No, I'm not talking about people who think Kate Bush's lyrics are "deep," or the amateur musicologist who has a catalogue of every extended jam by Phish. I'm not even concerned with the graduate student who can tell you how the Talking Heads act out the dissolution of the subject in postmodern society. I'm talking about people who will buy (and listen to) a fifty-five-minute collage of radio speeches in German; who will sit in the audience while their favorite band "plays" by attaching a contact microphone to an industrial belt-sander; who regularly consume huge stretches of dissonant, often achromatic sound, pulsed or pulseless, screamingly loud, vanishingly soft--contemporary music that would have the audience for the Oregon Symphony tearing up their seats and throwing them at the stage.
It has been years since a musicologist's search for interesting contemporary art music recordings (and there are so many of them now) could responsibly stop with the classical bins. You won't find Glenn Branca's mind-bending symphonies for massed electric guitars in various temperaments there; nor will you find the dissonant high-frequency assault of John Zorn's Kristallnacht, built upon layer after layer of sampled shattering glass, so literally excruciating that the composer warns it may cause nausea, headaches, and ringing in the ears; and don't expect to find any of John Oswald's CDs there, even though he has worked with the Kronos Quartet, and though his Plexus album purees Top 40 hits into insanely precise digital collages that make Luciano Berio's Sinfonia look like a child's puzzle.
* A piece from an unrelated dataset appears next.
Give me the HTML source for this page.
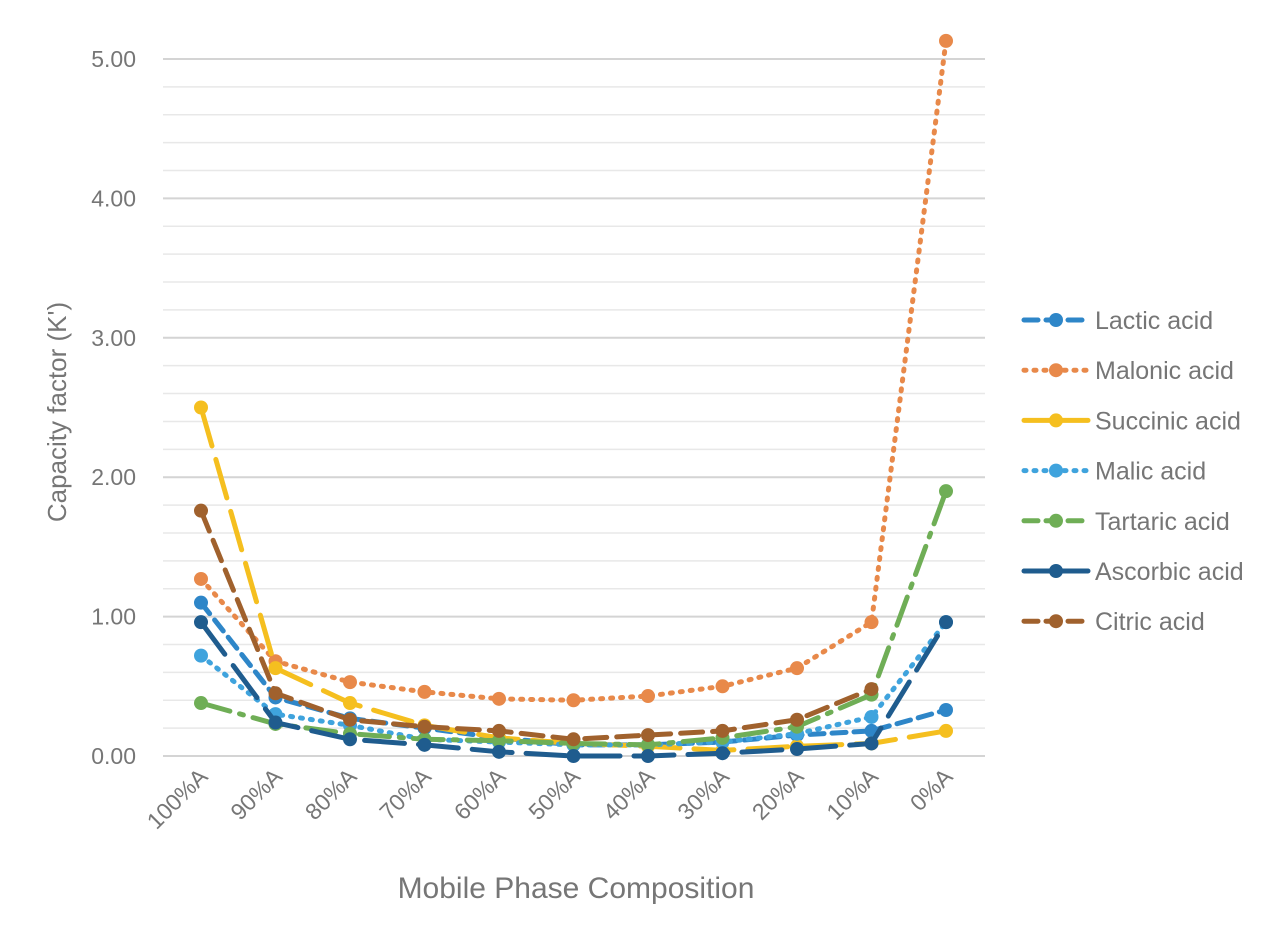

Today, serious art music has to be tracked down all over the cultural landscape: the grittier end of the new age; the spookiest and most ethereal corners of ambient; the most uncompromising slabs of hardcore and techno; and, sometimes, the least academic products of the university new music ensemble. As you explore this postmodernist, postclassical explosion of sonic creativity, you will be rubbing elbows with fans and fierce partisans who will not necessarily share your interest in Bach, Beethoven, Babbitt--or academic musicology.
This is the quiet, hopeful truth behind sensational announcements that "classical music is dead." Classical music institutions like symphonies and record labels will continue to function, and many people will derive pleasure and meaning from the composition, performance, and consumption of classical music. But both classical music canons, performing and avant-garde, have lost their roles as cultural validators; they have lost control over what is defined as "art" music. The ultimate result is a fundamental decentering--not just of avant-garde or institutional authority, but of music culture in general. No longer is there classical Music-with-a-capital-M and its "Others" (such as jazz, pop, folk); the canon of Western classical music is now just one among many, and not the most culturally prestigious anymore, at least in America. Other canons are forming busily, and other kinds of music are making credible plays for the top of the taste hierarchy. These days, Wynton Marsalis might persuasively nominate pre-bop jazz as the most "classical" American style; a baby boomer, following his sixties idols Eric Clapton and Jimi Hendrix, might counter with Mississippi Delta blues. Ask any streetcorner Goth, or an East Village performance artist, and they'll tell you that boomer nostalgia sucks; the most culturally challenging, sonically difficult styles of contemporary music are techno, ambient, and (for the really arty) industrial.